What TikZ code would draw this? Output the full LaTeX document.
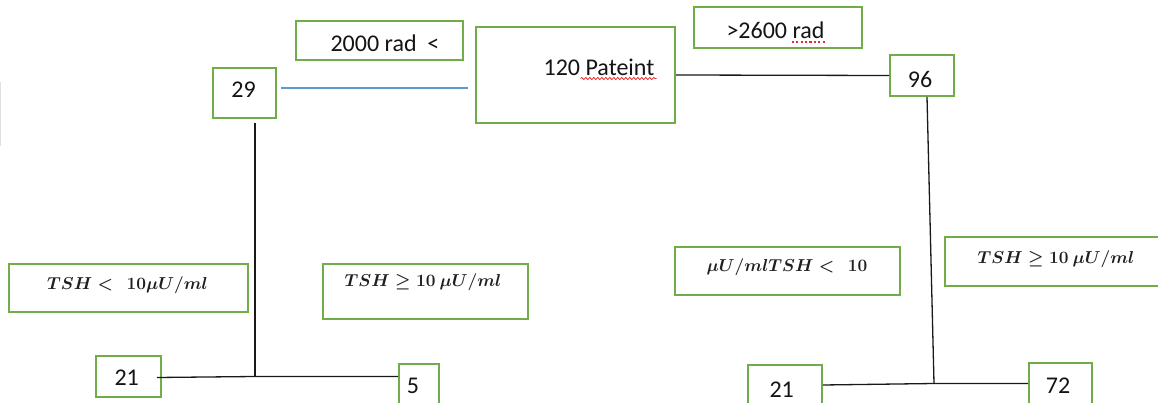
...
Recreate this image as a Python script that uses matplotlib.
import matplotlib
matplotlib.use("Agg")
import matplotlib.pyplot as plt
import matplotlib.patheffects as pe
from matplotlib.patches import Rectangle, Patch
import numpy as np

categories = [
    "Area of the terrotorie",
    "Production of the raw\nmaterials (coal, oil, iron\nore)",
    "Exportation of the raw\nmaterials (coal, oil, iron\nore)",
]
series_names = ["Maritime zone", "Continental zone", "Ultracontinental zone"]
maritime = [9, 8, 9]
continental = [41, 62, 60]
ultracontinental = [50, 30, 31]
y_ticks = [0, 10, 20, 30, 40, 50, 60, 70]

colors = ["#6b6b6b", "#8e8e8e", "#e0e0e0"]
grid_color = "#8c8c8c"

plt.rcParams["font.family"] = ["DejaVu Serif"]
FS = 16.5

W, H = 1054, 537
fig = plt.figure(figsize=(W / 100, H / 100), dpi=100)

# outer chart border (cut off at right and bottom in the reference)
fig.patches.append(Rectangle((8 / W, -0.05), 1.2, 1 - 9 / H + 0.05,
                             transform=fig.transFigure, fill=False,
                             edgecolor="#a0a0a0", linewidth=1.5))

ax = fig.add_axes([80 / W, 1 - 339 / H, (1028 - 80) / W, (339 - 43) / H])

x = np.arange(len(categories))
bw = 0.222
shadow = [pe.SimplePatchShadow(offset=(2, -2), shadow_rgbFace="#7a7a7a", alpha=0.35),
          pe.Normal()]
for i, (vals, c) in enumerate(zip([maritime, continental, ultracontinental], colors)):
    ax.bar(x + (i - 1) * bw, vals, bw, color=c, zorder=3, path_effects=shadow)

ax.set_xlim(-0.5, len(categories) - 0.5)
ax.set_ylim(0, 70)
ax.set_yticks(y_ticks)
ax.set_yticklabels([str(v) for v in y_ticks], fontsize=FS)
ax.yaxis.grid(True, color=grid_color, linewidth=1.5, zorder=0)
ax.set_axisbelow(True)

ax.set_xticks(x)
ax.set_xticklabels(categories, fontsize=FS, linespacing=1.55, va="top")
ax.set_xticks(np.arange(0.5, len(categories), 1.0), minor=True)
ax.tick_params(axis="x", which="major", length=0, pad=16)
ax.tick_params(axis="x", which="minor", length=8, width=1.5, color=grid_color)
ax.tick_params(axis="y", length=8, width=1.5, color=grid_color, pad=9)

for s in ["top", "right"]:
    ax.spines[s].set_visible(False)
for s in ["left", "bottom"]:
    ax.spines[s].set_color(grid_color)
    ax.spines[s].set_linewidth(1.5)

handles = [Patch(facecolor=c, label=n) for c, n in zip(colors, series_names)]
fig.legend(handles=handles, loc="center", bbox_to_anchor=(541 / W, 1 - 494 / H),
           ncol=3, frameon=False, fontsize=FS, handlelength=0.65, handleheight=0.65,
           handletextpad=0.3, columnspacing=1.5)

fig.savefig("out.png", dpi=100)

THE REQUEST: Review the preceding data and report every line that includes the string "this".

TASK ANSWER:
What TikZ code would draw this? Output the full LaTeX document.
Recreate this image as a Python script that uses matplotlib.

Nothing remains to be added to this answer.